An interesting variation on the oil-service theme is Tidewater (TDW), which operates a fleet of boats that serve offshore drillers by transporting people, equipment and supplies. The company also provides some related services such as pipe laying, cable laying and seismic work. Its results have actually been up year to year through the March quarter. revenues slipped modestly in the June period, but EPS would have been up had the company not recorded an unusual charge relating to the seizure of some vessels in Venezuela. (And you're worried about the risks you face!) Meanwhile, the company carries minimal debt and its returns on investment have been comfortably and consistently in double digits and have even been trending upward. So let's say this is a case of survivability plus.
Outside of energy, we find the likes of Olin Corp. (OLN), which may be a bit recognizable for its Winchester firearms subsidiary, but makes most of its money through chlor alkali products, which, skipping all the mundane details, find their way into such end products as paper, swimming pools (chlorine), household cleansers, bleach, plastics, wastewater treatment products and . . . you get the message. This is a garden-variety cyclical company. Actually, though, it seems to have been becoming a better one lately, having unraveled itself from conglomerate status a decade or so ago and culminating in the 2007 sale of a sizable metals operation. The slimmer company we now see features less debt, comfortable liquidity, improving margins and improving returns on capital.

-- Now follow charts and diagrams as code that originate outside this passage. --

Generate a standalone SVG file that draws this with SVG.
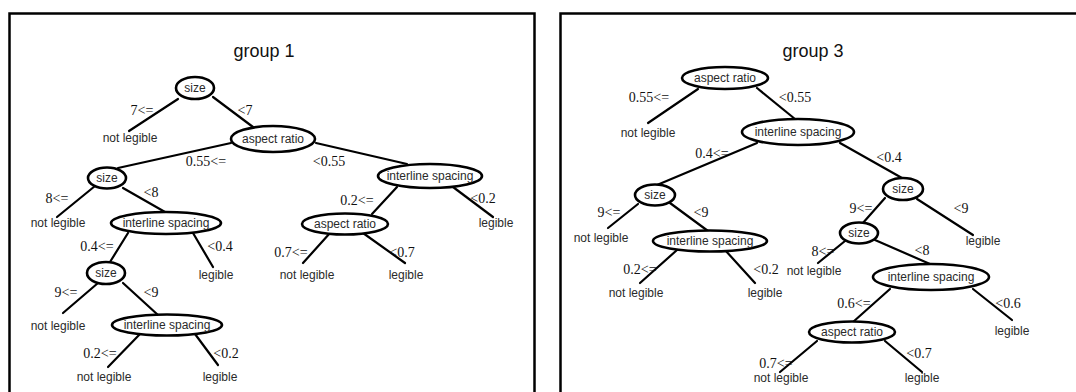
<svg xmlns="http://www.w3.org/2000/svg" width="1076" height="392" viewBox="0 0 1076 392">
<style>
.panel{fill:none;stroke:#000;stroke-width:2.5}
.title{font-family:"Liberation Sans",Arial,sans-serif;font-size:18px;fill:#111;text-anchor:middle}
.edges line{stroke:#000;stroke-width:2.2;stroke-linecap:round}
.node ellipse{fill:#fff;stroke:#000;stroke-width:2.6}
.nl{font-family:"Liberation Sans",Arial,sans-serif;font-size:12px;fill:#2a2a2a;text-anchor:middle}
.leaf{font-family:"Liberation Sans",Arial,sans-serif;font-size:12px;fill:#2a2a2a;text-anchor:middle}
.cond{font-family:"Liberation Serif","Times New Roman",serif;font-size:14px;fill:#111;text-anchor:middle}
</style>
<rect class="panel" x="9.5" y="13.5" width="525" height="400"/>
<rect class="panel" x="560.5" y="13.5" width="530" height="400"/>
<text class="title" x="264" y="57">group 1</text>
<text class="title" x="813" y="57">group 3</text>

<g id="connectors" class="edges">
<line x1="178" y1="99" x2="129" y2="131"/>
<line x1="213" y1="97" x2="253" y2="127"/>
<line x1="231" y1="143" x2="118" y2="168"/>
<line x1="316" y1="143" x2="407" y2="164"/>
<line x1="95" y1="186" x2="57" y2="217"/>
<line x1="123" y1="188" x2="165" y2="212"/>
<line x1="128" y1="233" x2="110" y2="262"/>
<line x1="193" y1="233" x2="213" y2="267"/>
<line x1="98" y1="283" x2="63" y2="313"/>
<line x1="123" y1="283" x2="158" y2="315"/>
<line x1="140" y1="334" x2="108" y2="367"/>
<line x1="195" y1="334" x2="218" y2="365"/>
<line x1="397" y1="187" x2="372" y2="214"/>
<line x1="453" y1="187" x2="493" y2="217"/>
<line x1="330" y1="233" x2="303" y2="263"/>
<line x1="363" y1="233" x2="405" y2="263"/>

<line x1="698" y1="89" x2="648" y2="123"/>
<line x1="757" y1="88" x2="795" y2="119"/>
<line x1="757" y1="143" x2="657" y2="185"/>
<line x1="840" y1="143" x2="902" y2="178"/>
<line x1="638" y1="204" x2="608" y2="228"/>
<line x1="670" y1="203" x2="708" y2="231"/>
<line x1="677" y1="250" x2="640" y2="283"/>
<line x1="725" y1="250" x2="755" y2="283"/>
<line x1="885" y1="198" x2="862" y2="224"/>
<line x1="917" y1="199" x2="973" y2="235"/>
<line x1="845" y1="241" x2="818" y2="263"/>
<line x1="875" y1="240" x2="930" y2="264"/>
<line x1="890" y1="289" x2="853" y2="322"/>
<line x1="973" y1="289" x2="1012" y2="320"/>
<line x1="817" y1="341" x2="780" y2="372"/>
<line x1="885" y1="341" x2="922" y2="372"/>
</g>

<g id="edge-labels">
<text class="cond" x="142" y="115">7&lt;=</text>
<text class="cond" x="245" y="115">&lt;7</text>
<text class="cond" x="206" y="166">0.55&lt;=</text>
<text class="cond" x="329" y="166">&lt;0.55</text>
<text class="cond" x="57" y="203">8&lt;=</text>
<text class="cond" x="151" y="197">&lt;8</text>
<text class="cond" x="97" y="251">0.4&lt;=</text>
<text class="cond" x="220" y="251">&lt;0.4</text>
<text class="cond" x="66" y="297">9&lt;=</text>
<text class="cond" x="151" y="297">&lt;9</text>
<text class="cond" x="100" y="358">0.2&lt;=</text>
<text class="cond" x="226" y="358">&lt;0.2</text>
<text class="cond" x="357" y="205">0.2&lt;=</text>
<text class="cond" x="483" y="203">&lt;0.2</text>
<text class="cond" x="291" y="257">0.7&lt;=</text>
<text class="cond" x="402" y="257">&lt;0.7</text>

<text class="cond" x="649" y="102">0.55&lt;=</text>
<text class="cond" x="795" y="102">&lt;0.55</text>
<text class="cond" x="712" y="158">0.4&lt;=</text>
<text class="cond" x="889" y="162">&lt;0.4</text>
<text class="cond" x="609" y="217">9&lt;=</text>
<text class="cond" x="701" y="217">&lt;9</text>
<text class="cond" x="640" y="274">0.2&lt;=</text>
<text class="cond" x="766" y="274">&lt;0.2</text>
<text class="cond" x="861" y="213">9&lt;=</text>
<text class="cond" x="961" y="213">&lt;9</text>
<text class="cond" x="823" y="256">8&lt;=</text>
<text class="cond" x="922" y="255">&lt;8</text>
<text class="cond" x="854" y="308">0.6&lt;=</text>
<text class="cond" x="1008" y="308">&lt;0.6</text>
<text class="cond" x="776" y="368">0.7&lt;=</text>
<text class="cond" x="919" y="358">&lt;0.7</text>
</g>

<g id="leaves">
<text class="leaf" x="130" y="142">not legible</text>
<text class="leaf" x="58" y="227">not legible</text>
<text class="leaf" x="216" y="279">legible</text>
<text class="leaf" x="58" y="330">not legible</text>
<text class="leaf" x="104" y="381">not legible</text>
<text class="leaf" x="220" y="381">legible</text>
<text class="leaf" x="496" y="227">legible</text>
<text class="leaf" x="307" y="279">not legible</text>
<text class="leaf" x="406" y="279">legible</text>

<text class="leaf" x="648" y="137">not legible</text>
<text class="leaf" x="601" y="242">not legible</text>
<text class="leaf" x="636" y="297">not legible</text>
<text class="leaf" x="765" y="297">legible</text>
<text class="leaf" x="983" y="245">legible</text>
<text class="leaf" x="814" y="275">not legible</text>
<text class="leaf" x="1012" y="335">legible</text>
<text class="leaf" x="781" y="382">not legible</text>
<text class="leaf" x="922" y="382">legible</text>
</g>

<g id="g1-n1" class="node"><ellipse cx="195" cy="88" rx="19" ry="11"/><text class="nl" x="195" y="92">size</text></g>
<g id="g1-n2" class="node"><ellipse cx="273" cy="139" rx="42" ry="13"/><text class="nl" x="273" y="143">aspect ratio</text></g>
<g id="g1-n3" class="node"><ellipse cx="107" cy="178" rx="19" ry="10.5"/><text class="nl" x="107" y="182">size</text></g>
<g id="g1-n4" class="node"><ellipse cx="430" cy="176" rx="52" ry="12"/><text class="nl" x="430" y="180">interline spacing</text></g>
<g id="g1-n5" class="node"><ellipse cx="166" cy="223" rx="55" ry="11"/><text class="nl" x="166" y="227">interline spacing</text></g>
<g id="g1-n6" class="node"><ellipse cx="106" cy="273" rx="19" ry="11"/><text class="nl" x="106" y="277">size</text></g>
<g id="g1-n7" class="node"><ellipse cx="167" cy="325" rx="55" ry="10.5"/><text class="nl" x="167" y="329">interline spacing</text></g>
<g id="g1-n8" class="node"><ellipse cx="345" cy="224" rx="43" ry="10.5"/><text class="nl" x="345" y="228">aspect ratio</text></g>

<g id="g3-n1" class="node"><ellipse cx="725" cy="78" rx="43" ry="11"/><text class="nl" x="725" y="82">aspect ratio</text></g>
<g id="g3-n2" class="node"><ellipse cx="798" cy="132" rx="56" ry="13"/><text class="nl" x="798" y="136">interline spacing</text></g>
<g id="g3-n3" class="node"><ellipse cx="655" cy="195" rx="20" ry="10.5"/><text class="nl" x="655" y="199">size</text></g>
<g id="g3-n4" class="node"><ellipse cx="903" cy="189" rx="20" ry="11"/><text class="nl" x="903" y="193">size</text></g>
<g id="g3-n5" class="node"><ellipse cx="710" cy="241" rx="57" ry="10.5"/><text class="nl" x="710" y="245">interline spacing</text></g>
<g id="g3-n6" class="node"><ellipse cx="859" cy="233" rx="19" ry="10.5"/><text class="nl" x="859" y="237">size</text></g>
<g id="g3-n7" class="node"><ellipse cx="931" cy="277" rx="58" ry="13"/><text class="nl" x="931" y="281">interline spacing</text></g>
<g id="g3-n8" class="node"><ellipse cx="852" cy="332" rx="43" ry="10.5"/><text class="nl" x="852" y="336">aspect ratio</text></g>
</svg>
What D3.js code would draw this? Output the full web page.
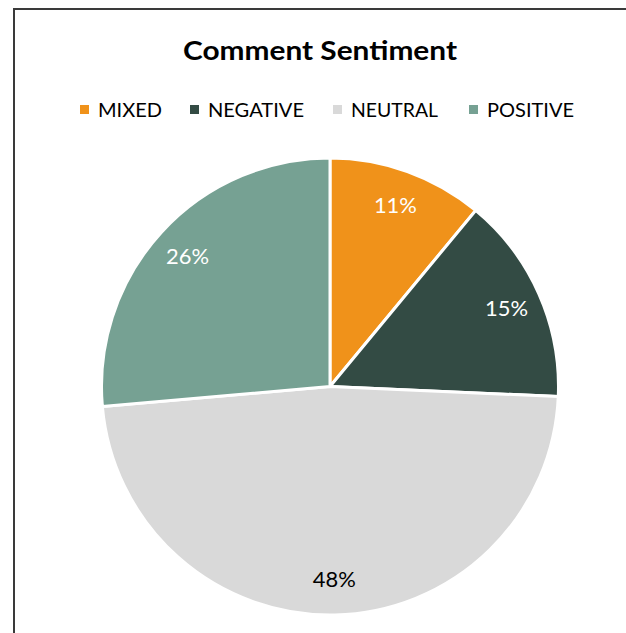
<!DOCTYPE html>
<html>
<head>
<meta charset="utf-8">
<script src="https://cdn.jsdelivr.net/npm/d3@7"></script>
<style>
  html, body { margin: 0; padding: 0; background: #fff; }
  svg { display: block; }
</style>
</head>
<body>
<svg id="chart" width="626" height="633"></svg>
<script>
const title = "Comment Sentiment";
const categories = ["MIXED", "NEGATIVE", "NEUTRAL", "POSITIVE"];
const values = [11.0, 14.7, 47.9, 26.4];
const colors = ["#F0921A", "#334B44", "#D9D9D9", "#76A193"];
const labelColors = ["#FFFFFF", "#FFFFFF", "#000000", "#FFFFFF"];

const FONT = "Lato, 'Open Sans', 'Liberation Sans', Arial, sans-serif";

const svg = d3.select("#chart");
const W = 626, H = 633;

// chart frame (extends past right/bottom edges)
svg.append("rect")
  .attr("x", 14).attr("y", 9)
  .attr("width", W + 20).attr("height", H + 20)
  .attr("fill", "#fff")
  .attr("stroke", "#3a3a3a").attr("stroke-width", 2);

function fitWidth(el, target) {
  const w = el.node().getComputedTextLength();
  if (w > 0) el.attr("textLength", target).attr("lengthAdjust", "spacingAndGlyphs");
}

// title
const t = svg.append("text")
  .attr("x", 320).attr("y", 59.5)
  .attr("text-anchor", "middle")
  .attr("font-family", FONT)
  .attr("font-weight", "bold")
  .attr("font-size", 27)
  .attr("fill", "#000")
  .text(title);
fitWidth(t, 274);

// legend
const legendX = [80, 190, 333, 469];
const legendTextW = [64, 96, 87, 87];
const lg = svg.append("g");
categories.forEach((c, i) => {
  lg.append("rect")
    .attr("x", legendX[i]).attr("y", 105)
    .attr("width", 9).attr("height", 9)
    .attr("fill", colors[i]);
  const tx = lg.append("text")
    .attr("x", legendX[i] + 18).attr("y", 116.5)
    .attr("font-family", FONT)
    .attr("font-size", 19.5)
    .attr("fill", "#000")
    .text(c);
  fitWidth(tx, legendTextW[i]);
});

// pie
const cx = 330, cy = 386.5, R = 228.5;
const pie = d3.pie().sort(null).value(d => d)(values);
const arc = d3.arc().innerRadius(0).outerRadius(R);
const labelArc = d3.arc().innerRadius(R * 0.845).outerRadius(R * 0.845);
const total = d3.sum(values);

const g = svg.append("g").attr("transform", `translate(${cx},${cy})`);
g.selectAll("path.slice")
  .data(pie)
  .join("path")
  .attr("class", "slice")
  .attr("d", arc)
  .attr("fill", (d, i) => colors[i])
  .attr("stroke", "#fff")
  .attr("stroke-width", 3)
  .attr("stroke-linejoin", "round");

g.selectAll("text.lbl")
  .data(pie)
  .join("text")
  .attr("class", "lbl")
  .attr("transform", d => `translate(${labelArc.centroid(d)})`)
  .attr("text-anchor", "middle")
  .attr("dy", "0.36em")
  .attr("font-family", FONT)
  .attr("font-size", 22)
  .attr("fill", (d, i) => labelColors[i])
  .text(d => Math.round(d.value / total * 100) + "%")
  .each(function() { fitWidth(d3.select(this), 43); });
</script>
</body>
</html>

For Japan-based power-tool maker Makita - ADR (MKTAY), sales have been falling off a cliff. Considering how weak housing is and considering the company makes power tools, what can one expect! But when it comes the Graham model and its quest for cope-ability, MKTAY is a star. Debt is modest. The current ratio is above 5 and the more stringent quick ratio is above 3. Margins have been holding up quite well all things considered as have returns on capital. We have survivability and then some combined with a single-digit P/E and a price-to-book value ratio near 1.00. Classic Graham! If you're intrigued by the MKTAY theme but would prefer something domestic, take a look at Apogee (APOG), primarily a manufacture of glass "skin" for commercial buildings. Yes, it, too, is feeling the bunt of horrible industry conditions. But it, too, is a fundamental-financial power. And it is working to cushion some of the cyclical storm by pursuing more smaller-scale international projects and developing proficiency in energy-efficient building skins, to get in on the desire to go green.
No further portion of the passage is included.